No part can be separated from or overshadow the whole, which makes listening to the album an experience. Songs evolve within themselves and then ultimately bleed powerfully into one another, like when the ending high hats in “All in a Day’s Work” reemerge in “Darkside/Gone” and hold you in a trance. Throughout the album the audio bounces from speaker to speaker, making even the shittiest Apple ear buds capable of a captivating and immersive surround-sound experience. Though Compton’s spectacular cohesion can lead to lulls, the album has enough triumphant moments that rise above the rest.
Lyrically, the album is not quite as excellent. Kendrick Lamar’s herculean effort (both in his own verses and his obvious contributions to Dre’s) takes top billing alongside impressive contributions from newcomers like King Mez and vintage verses from legends like Snoop and Xzibit. But, since when have we needed lyrics to be the focus of Dre’s work?
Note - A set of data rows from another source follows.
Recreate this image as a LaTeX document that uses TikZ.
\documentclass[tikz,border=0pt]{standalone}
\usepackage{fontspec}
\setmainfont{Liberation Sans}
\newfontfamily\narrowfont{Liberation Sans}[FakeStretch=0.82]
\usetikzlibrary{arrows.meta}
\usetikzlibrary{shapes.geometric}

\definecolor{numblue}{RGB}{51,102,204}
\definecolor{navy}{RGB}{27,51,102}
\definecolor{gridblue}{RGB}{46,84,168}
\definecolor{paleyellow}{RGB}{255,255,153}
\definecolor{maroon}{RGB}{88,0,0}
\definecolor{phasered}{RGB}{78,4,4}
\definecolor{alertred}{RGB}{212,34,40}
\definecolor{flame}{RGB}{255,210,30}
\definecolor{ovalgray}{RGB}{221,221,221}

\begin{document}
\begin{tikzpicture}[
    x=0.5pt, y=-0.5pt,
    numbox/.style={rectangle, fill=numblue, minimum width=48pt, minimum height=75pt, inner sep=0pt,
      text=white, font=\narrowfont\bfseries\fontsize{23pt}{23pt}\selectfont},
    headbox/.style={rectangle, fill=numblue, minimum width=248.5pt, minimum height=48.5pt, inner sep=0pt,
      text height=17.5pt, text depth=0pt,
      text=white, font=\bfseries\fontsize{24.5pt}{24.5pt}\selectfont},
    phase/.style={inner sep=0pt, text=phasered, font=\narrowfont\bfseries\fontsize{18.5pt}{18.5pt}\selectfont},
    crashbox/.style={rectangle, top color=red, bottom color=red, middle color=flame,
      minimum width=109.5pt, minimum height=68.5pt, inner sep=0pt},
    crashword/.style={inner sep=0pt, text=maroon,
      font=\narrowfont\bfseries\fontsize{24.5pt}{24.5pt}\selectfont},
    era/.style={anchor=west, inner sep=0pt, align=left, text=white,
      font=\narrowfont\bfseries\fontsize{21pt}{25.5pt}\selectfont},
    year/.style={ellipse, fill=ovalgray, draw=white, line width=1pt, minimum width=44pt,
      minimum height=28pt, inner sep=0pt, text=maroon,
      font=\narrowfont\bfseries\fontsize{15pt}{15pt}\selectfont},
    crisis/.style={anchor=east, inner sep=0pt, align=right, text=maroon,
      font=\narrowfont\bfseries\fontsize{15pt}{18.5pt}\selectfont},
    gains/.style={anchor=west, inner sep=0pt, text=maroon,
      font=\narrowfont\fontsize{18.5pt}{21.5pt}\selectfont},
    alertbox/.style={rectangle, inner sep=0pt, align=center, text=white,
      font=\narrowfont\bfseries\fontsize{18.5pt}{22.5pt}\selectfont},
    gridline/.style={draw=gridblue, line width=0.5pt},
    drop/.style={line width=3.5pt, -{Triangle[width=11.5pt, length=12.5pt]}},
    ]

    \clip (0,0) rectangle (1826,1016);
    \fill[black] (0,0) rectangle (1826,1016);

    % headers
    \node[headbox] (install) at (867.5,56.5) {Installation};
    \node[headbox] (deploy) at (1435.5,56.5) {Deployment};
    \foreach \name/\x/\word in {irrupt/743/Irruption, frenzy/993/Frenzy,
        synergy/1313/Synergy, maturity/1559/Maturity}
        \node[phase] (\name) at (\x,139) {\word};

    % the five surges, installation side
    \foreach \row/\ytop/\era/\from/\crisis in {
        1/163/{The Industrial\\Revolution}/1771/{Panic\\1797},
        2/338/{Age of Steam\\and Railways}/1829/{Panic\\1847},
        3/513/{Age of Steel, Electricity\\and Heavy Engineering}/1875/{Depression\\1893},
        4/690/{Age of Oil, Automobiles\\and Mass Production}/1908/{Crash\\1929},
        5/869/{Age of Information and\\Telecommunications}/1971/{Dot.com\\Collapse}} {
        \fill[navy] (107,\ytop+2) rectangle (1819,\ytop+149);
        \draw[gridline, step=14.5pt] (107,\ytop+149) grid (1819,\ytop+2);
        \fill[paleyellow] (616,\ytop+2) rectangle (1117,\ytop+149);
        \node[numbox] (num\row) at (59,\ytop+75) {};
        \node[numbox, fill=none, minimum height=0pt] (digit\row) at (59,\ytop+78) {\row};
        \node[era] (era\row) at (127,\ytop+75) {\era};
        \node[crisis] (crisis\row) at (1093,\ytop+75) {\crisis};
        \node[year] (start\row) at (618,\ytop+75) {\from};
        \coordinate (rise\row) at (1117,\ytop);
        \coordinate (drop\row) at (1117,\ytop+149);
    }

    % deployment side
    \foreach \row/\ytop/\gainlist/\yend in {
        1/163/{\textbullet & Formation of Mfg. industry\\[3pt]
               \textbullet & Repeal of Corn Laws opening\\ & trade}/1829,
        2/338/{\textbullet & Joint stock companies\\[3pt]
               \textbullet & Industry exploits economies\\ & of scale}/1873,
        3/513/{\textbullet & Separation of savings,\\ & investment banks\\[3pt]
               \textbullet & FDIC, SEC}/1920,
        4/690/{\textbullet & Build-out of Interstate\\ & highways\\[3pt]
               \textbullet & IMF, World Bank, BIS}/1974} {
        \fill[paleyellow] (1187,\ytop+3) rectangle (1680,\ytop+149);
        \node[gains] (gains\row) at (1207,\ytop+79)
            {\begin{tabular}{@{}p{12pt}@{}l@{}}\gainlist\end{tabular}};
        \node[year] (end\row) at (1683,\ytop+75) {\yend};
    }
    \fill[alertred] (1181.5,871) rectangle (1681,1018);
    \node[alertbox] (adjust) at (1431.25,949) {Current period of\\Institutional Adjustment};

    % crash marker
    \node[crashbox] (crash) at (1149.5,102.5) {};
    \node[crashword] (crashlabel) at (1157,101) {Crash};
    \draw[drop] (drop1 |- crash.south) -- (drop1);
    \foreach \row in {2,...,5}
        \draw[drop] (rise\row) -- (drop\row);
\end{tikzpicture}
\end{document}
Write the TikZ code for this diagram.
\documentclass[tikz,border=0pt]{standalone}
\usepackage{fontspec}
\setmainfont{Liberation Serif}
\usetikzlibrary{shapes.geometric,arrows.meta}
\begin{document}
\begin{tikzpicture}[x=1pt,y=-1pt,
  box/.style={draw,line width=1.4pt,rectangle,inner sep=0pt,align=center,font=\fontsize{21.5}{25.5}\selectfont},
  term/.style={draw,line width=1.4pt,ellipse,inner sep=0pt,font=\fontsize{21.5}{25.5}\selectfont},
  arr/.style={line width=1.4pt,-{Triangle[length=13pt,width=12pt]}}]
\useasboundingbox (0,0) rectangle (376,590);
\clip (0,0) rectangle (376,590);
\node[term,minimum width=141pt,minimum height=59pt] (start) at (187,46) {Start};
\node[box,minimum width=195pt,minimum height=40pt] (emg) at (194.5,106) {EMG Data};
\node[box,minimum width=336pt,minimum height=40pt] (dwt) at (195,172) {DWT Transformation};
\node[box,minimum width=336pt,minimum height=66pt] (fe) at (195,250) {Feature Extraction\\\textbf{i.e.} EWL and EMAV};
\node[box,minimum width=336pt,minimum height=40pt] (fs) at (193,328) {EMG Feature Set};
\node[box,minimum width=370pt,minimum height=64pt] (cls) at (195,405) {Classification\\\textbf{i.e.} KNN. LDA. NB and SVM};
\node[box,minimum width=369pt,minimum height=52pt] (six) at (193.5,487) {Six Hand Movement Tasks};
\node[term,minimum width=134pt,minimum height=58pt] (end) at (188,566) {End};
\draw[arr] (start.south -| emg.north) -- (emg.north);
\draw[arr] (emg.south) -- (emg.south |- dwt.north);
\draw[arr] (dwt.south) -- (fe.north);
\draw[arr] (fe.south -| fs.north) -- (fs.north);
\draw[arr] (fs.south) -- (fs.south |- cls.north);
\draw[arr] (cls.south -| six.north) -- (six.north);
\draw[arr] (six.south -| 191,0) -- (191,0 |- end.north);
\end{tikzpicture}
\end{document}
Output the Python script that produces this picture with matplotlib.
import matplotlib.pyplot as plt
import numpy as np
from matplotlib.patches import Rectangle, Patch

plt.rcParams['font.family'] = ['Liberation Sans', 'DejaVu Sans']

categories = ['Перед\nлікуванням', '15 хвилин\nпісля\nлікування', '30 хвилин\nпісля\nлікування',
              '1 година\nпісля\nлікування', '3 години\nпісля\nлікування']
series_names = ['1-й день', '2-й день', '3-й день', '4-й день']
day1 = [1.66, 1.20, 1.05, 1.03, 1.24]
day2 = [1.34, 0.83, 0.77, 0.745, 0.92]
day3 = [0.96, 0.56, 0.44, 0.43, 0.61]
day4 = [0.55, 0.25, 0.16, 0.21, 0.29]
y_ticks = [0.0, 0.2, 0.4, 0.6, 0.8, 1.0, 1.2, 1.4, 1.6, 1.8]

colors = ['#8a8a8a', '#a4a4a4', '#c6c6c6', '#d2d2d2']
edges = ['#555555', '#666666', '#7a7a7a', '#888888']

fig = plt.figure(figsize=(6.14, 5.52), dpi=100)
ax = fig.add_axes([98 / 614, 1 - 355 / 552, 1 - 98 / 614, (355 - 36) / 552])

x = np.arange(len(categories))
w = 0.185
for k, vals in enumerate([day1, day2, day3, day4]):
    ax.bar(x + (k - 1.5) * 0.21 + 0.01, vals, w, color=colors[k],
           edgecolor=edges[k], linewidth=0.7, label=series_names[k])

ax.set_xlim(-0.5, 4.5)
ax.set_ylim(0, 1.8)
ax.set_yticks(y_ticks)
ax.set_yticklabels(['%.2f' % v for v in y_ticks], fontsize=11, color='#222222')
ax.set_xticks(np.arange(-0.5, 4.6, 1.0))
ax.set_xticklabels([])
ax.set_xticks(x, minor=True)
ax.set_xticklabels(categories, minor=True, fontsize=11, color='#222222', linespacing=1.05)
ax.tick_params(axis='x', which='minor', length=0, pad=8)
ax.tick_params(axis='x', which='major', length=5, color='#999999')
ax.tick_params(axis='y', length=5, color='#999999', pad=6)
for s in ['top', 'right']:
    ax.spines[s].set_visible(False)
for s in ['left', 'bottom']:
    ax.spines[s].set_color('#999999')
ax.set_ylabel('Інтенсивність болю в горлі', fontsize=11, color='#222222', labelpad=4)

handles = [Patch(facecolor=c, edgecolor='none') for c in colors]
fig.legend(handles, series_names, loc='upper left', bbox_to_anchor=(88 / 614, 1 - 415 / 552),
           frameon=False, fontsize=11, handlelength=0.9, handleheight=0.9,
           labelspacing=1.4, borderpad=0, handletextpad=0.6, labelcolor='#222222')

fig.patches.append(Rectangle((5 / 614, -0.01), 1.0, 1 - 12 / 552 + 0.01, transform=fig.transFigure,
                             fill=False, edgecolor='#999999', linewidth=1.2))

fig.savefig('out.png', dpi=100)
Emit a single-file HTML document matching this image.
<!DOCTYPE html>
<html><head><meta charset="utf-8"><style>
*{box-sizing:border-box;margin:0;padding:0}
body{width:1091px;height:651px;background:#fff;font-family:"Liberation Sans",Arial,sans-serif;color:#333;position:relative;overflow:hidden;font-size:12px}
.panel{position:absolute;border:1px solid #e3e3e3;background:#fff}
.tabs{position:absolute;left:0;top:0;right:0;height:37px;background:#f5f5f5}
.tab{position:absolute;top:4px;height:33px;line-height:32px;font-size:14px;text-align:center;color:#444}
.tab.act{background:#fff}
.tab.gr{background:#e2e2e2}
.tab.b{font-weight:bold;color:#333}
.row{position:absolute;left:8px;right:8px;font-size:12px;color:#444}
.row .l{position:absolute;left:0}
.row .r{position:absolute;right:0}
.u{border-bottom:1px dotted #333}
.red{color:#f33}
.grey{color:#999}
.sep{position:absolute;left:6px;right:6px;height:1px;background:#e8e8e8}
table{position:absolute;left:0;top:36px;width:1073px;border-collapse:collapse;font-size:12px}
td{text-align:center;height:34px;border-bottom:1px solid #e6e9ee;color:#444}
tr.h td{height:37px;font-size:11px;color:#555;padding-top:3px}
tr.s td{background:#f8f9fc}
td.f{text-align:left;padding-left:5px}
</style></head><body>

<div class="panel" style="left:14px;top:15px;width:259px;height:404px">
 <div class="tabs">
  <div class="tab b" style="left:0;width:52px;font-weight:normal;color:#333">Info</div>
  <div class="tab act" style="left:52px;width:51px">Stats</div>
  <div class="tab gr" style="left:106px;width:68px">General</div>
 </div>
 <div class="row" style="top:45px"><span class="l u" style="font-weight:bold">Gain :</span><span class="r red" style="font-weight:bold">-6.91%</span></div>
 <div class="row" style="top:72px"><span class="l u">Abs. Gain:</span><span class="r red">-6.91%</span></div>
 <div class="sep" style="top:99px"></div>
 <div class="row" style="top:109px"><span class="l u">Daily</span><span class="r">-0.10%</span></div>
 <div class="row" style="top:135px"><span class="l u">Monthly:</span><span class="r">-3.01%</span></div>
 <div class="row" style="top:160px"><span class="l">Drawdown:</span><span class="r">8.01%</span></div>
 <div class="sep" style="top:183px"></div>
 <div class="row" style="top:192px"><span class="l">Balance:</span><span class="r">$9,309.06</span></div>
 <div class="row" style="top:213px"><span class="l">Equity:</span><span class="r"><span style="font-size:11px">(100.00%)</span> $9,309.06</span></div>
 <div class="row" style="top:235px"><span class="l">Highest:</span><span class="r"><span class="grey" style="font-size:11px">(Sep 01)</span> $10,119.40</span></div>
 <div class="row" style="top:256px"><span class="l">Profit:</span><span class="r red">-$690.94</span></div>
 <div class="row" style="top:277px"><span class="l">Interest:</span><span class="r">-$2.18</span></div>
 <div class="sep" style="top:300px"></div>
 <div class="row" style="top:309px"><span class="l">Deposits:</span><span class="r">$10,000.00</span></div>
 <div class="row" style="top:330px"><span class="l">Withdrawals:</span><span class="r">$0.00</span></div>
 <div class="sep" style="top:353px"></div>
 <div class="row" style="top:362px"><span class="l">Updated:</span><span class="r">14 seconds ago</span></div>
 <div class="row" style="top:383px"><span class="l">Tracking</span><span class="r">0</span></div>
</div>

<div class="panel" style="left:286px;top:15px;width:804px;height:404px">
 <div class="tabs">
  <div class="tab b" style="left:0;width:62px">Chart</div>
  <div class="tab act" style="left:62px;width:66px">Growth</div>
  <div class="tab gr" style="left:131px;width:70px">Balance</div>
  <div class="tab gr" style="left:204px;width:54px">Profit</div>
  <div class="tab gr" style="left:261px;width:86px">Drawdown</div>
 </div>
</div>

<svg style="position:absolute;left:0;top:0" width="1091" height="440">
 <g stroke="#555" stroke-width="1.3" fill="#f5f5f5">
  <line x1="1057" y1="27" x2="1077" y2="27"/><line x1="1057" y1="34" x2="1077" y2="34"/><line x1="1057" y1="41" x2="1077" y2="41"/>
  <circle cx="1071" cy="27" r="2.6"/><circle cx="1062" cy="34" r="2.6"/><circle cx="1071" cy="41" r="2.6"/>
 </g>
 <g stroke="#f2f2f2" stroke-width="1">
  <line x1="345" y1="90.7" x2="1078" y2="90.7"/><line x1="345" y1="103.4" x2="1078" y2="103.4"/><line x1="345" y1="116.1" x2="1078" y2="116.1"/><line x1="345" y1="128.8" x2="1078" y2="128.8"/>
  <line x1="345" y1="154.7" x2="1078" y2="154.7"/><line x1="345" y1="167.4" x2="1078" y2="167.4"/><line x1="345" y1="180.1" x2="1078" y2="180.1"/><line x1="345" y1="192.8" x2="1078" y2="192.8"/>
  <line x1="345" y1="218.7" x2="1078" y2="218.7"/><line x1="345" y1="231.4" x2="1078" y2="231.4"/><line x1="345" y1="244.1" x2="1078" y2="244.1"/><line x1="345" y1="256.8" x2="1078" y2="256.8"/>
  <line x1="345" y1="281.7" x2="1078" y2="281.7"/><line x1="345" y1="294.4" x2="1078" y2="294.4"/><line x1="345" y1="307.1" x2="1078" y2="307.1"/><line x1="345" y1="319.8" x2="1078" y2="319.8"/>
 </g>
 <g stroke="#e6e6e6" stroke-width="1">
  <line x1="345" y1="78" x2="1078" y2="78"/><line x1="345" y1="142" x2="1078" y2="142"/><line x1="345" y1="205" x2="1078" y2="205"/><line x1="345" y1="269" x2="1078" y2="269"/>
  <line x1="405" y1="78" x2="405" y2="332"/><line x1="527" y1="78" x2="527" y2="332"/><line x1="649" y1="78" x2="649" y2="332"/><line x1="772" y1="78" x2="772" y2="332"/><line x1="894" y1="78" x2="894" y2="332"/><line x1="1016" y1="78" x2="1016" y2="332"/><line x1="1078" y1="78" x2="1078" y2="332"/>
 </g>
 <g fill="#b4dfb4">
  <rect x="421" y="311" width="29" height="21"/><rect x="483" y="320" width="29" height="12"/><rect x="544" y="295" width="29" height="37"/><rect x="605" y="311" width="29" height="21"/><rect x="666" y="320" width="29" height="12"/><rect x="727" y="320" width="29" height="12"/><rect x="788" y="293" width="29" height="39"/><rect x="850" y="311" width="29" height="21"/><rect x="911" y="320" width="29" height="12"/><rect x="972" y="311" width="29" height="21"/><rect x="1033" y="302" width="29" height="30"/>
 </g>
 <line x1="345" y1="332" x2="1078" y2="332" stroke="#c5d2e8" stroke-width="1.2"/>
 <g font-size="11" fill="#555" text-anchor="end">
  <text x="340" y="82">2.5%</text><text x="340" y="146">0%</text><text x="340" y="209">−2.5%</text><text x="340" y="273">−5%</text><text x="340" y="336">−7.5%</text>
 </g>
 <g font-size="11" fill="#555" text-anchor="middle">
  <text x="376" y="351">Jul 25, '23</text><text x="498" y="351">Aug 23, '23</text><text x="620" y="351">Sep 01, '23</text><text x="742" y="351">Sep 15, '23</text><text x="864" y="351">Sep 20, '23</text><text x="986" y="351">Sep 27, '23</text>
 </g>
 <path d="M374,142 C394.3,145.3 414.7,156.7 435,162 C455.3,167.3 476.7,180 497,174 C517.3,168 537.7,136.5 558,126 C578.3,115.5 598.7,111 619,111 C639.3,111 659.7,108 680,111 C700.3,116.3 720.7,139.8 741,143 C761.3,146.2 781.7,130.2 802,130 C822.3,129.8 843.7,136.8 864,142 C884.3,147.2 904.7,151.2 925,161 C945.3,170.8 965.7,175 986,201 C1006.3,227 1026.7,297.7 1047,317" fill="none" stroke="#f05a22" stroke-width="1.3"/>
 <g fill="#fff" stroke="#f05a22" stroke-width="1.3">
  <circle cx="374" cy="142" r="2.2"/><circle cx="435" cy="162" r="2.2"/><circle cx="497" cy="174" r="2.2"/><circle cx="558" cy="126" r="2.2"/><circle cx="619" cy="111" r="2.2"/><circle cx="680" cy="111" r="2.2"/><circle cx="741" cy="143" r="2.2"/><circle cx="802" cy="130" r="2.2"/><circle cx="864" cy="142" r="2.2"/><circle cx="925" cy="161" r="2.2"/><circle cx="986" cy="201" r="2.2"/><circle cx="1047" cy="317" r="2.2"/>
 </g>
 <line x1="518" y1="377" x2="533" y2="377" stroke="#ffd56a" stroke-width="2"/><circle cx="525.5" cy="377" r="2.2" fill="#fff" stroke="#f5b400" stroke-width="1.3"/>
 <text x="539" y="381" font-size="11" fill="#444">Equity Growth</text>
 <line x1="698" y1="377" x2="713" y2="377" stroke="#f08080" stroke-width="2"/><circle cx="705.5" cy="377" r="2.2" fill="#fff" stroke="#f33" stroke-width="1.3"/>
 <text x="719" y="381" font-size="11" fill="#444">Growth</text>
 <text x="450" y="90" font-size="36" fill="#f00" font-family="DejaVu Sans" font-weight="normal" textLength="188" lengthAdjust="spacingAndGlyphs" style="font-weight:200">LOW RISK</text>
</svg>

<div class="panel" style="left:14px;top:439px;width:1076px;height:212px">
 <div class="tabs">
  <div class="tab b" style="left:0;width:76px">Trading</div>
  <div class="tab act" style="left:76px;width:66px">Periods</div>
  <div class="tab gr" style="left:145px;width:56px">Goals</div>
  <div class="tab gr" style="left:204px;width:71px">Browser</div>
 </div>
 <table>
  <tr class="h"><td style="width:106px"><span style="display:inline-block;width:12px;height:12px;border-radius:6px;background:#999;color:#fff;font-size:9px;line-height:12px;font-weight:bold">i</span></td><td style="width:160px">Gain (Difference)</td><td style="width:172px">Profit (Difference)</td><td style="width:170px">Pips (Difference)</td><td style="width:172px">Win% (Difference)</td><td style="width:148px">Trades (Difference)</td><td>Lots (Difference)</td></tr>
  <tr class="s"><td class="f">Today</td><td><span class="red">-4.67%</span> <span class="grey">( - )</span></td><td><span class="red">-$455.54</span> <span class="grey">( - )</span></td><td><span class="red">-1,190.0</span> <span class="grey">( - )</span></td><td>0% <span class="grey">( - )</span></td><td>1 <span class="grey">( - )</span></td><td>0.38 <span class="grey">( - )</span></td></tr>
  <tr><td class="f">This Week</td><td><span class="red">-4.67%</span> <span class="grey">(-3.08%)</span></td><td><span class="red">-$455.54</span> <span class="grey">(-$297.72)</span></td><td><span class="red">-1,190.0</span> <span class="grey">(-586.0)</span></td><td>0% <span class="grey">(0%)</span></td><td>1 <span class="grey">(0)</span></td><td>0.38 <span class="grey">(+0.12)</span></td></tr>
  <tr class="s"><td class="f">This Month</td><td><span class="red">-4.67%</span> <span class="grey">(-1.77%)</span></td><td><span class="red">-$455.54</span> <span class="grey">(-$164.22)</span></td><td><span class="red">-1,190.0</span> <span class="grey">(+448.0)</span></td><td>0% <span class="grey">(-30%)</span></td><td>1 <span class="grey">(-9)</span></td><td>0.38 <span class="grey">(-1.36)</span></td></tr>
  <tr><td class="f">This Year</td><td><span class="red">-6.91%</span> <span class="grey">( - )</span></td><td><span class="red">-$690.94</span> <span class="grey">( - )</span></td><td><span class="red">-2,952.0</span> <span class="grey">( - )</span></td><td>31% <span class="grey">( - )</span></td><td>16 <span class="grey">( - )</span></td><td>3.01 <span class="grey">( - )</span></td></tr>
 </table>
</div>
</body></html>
Between Compton and Straight Outta Compton, the film about the formative years of his superstardom spent with N.W.A, Dre is in the midst of an expansively self-reflective moment. As creatively excellent as these two looks back might be, the way this public rehashing of his whole career ignores his history of violence towards women is problematic. In the wake of all the press surrounding Dre, his brutal beatings of three women—rapper Tairrie B, TV personality Dee Barnes, and onetime girlfriend Michel’le—are getting warranted attention. The neglect to acknowledge the glaring personal faults of his past and to show some maturation is one of this album’s most important flaws.
In a time that is sure to be among the most celebratory of Dre’s career, the same we that will be enjoying Compton must be sure not to let the problematic aspects of his history be swept under the rug. Although both must be acknowledged, neither his personal faults or creative genius should be absent from or totally dominate his overall narrative.
Will Compton become as era-defining as The Chronic? No. Will it spawn as many hits as 2001? Not a chance. But, by (supposedly) finishing his musical career with an album that is just as creatively daring and excellent as his past work, Compton makes as important a personal statement as either project. Like Jordan in 1998 he’s going out with a capstone moment, leaving his follow through in the air and the Detox trolls stumbling around confused like Byron Russell.
At the age of 50, Dre will likely now return to exerting his influence away from hip-hop and the mainstream media’s spotlight, his most recent emergence having entrenched his place as one of hip-hop’s most definitive figures.